Entah kenapa ya, ibu gue ini antiii banget sama yang indonesia-indonesia. Kayaknya tuh, alergi apa gimana gitu.
Makanya gue juga heran, kenapa sih lo ngurusin banget orang mau pasang bendera apa nggak?

Dan orang kaya gitu bukan cuma satu loh di Indonesia. Banyak coy! Seperti orang-orang yang ngerasa lebih beriman dari yang lain, sehingga yang lain sesat. Setiap orang yang ngerasa nasionalis pun seenaknya ngecap orang lain kurang nasionalis, atau bahkan anti NKRI.
Setiap kubu politik, baik yang mendukung si A maupun si B, si C, atau si D, apapun ideologinya, sama-sama merasa lebih nasionalis, lebih pancasilais, dan lebih berhak untuk berteriak "NKRI harga mati!"
Yakin? Gue todong pistol juga lo pindah kewarganegaraan!
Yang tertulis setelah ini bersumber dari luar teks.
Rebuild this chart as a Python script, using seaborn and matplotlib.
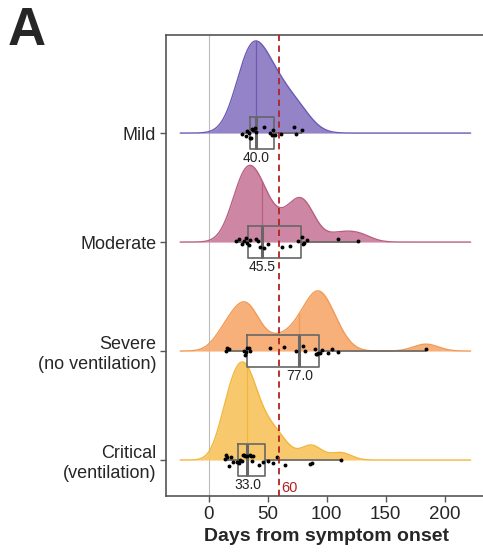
import numpy as np
import pandas as pd
import matplotlib
matplotlib.use("Agg")
import matplotlib.pyplot as plt
import seaborn as sns

# ---- data ----
groups = ["Mild", "Moderate", "Severe\n(no ventilation)", "Critical\n(ventilation)"]
mild_days = [28, 32, 33, 34, 35, 36, 37, 38, 39, 40, 47, 52, 54, 55, 56, 61, 72, 74, 79]
moderate_days = [23, 26, 28, 30, 32, 33, 34, 35, 40, 42, 44, 47, 50, 62, 69, 76, 79, 80, 81, 83, 110, 127]
severe_days = [15, 16, 17, 30, 31, 32, 33, 34, 35, 52, 64, 74, 80, 82, 90, 91, 92, 93, 94, 96, 101, 105, 110, 184]
critical_days = [14, 15, 16, 17, 19, 21, 24, 26, 27, 28, 29, 30, 31, 33, 35, 36, 37, 38, 43, 46, 50, 55, 58, 65, 86, 88, 112]
threshold_days = 60
x_ticks = [0, 50, 100, 150, 200]

fill_colors = ["#8E7CC3", "#CB809E", "#F7AC73", "#F8C664"]
line_colors = ["#6B5BB5", "#B8607F", "#F29A55", "#F2B63C"]
bandwidths = [12.0, 10.5, 10.5, 8.8]

all_days = [mild_days, moderate_days, severe_days, critical_days]
df = pd.DataFrame({
    "group": np.repeat(groups, [len(d) for d in all_days]),
    "days": np.concatenate(all_days),
})

sns.set_style("white")
plt.rcParams["font.family"] = ["Liberation Sans", "DejaVu Sans"]

fig = plt.figure(figsize=(4.83, 5.53), dpi=100)
ax = fig.add_axes([166 / 483, 57 / 553, 320 / 483, 461 / 553])

# boxplot + points through seaborn
sns.boxplot(data=df, x="days", y="group", order=groups, orient="h", width=0.29,
            whis=(0, 100), fill=False, color="#666666", linewidth=1.2,
            showfliers=False, showcaps=False,
            medianprops={"linewidth": 2.2, "color": "#666666"},
            ax=ax, zorder=3)
np.random.seed(3)
sns.stripplot(data=df, x="days", y="group", order=groups, orient="h", color="black",
              size=2.8, jitter=0.055, ax=ax, zorder=4)

# density ridges
grid = np.linspace(-24, 222, 600)
dens = []
for d, bw in zip(all_days, bandwidths):
    d = np.asarray(d, float)
    k = np.exp(-0.5 * ((grid[:, None] - d[None, :]) / bw) ** 2).sum(1) / (len(d) * bw * np.sqrt(2 * np.pi))
    dens.append(k)
scale = 0.9 / max(k.max() for k in dens)
for i, (k, d) in enumerate(zip(dens, all_days)):
    top = i - scale * k
    ax.fill_between(grid, i, top, color=fill_colors[i], alpha=0.95, lw=0, zorder=1 + i * 0.01)
    ax.plot(grid, top, color=line_colors[i], lw=1.0, zorder=1.005 + i * 0.01)
    med = float(np.median(d))
    kmed = np.interp(med, grid, k)
    ax.plot([med, med], [i, i - scale * kmed], color=line_colors[i], lw=0.9, zorder=1.006 + i * 0.01)
    ax.text(med, i + 0.225, f"{med:.1f}", ha="center", va="center", fontsize=10, color="#222222", zorder=5)

ax.axvline(0, color="#BBBBBB", lw=0.8, zorder=0.5)
ax.axvline(threshold_days, color="#B22222", lw=1.3, ls=(0, (3.5, 2.5)), zorder=4.5)
ax.text(threshold_days + 1.5, 3.26, str(threshold_days), color="#B22222", fontsize=10.5,
        ha="left", va="center")

ax.set_xlim(-36, 235)
ax.set_ylim(3.33, -0.9)
ax.set_xticks(x_ticks)
ax.set_xticklabels([str(t) for t in x_ticks], fontsize=13.5)
ax.set_yticks(range(len(groups)))
ax.set_yticklabels(groups, fontsize=13)
ax.set_xlabel("Days from symptom onset", fontsize=14, fontweight="bold", labelpad=4)
ax.set_ylabel("")
ax.tick_params(axis="both", length=4, width=1, color="#555555", left=True, bottom=True, pad=3)
for s in ["left", "bottom", "top"]:
    ax.spines[s].set_color("#555555")
    ax.spines[s].set_linewidth(1.2)
ax.spines["right"].set_visible(False)

fig.text(8 / 483, 1 - 6 / 553, "A", fontsize=38, fontweight="bold", va="top", ha="left")

fig.savefig("out.png", dpi=100)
Udah lah, nggak usah koar-koar mana yang bener mana yang salah, mana yang nasionalis, mana yang nggak. Gue yakin kok semua rakyat Indonesia cinta sama Indonesia, bangga menjadi bangsa Indonesia, dan mengabdi pada negara dengan caranya masing-masing. Yang paling penting itu kita damai dan bersatu!

Ironis banget kan, teriak-teriak NKRI harga mati, tapi masih kemakan juga sama isu-isu pemecah belah bangsa?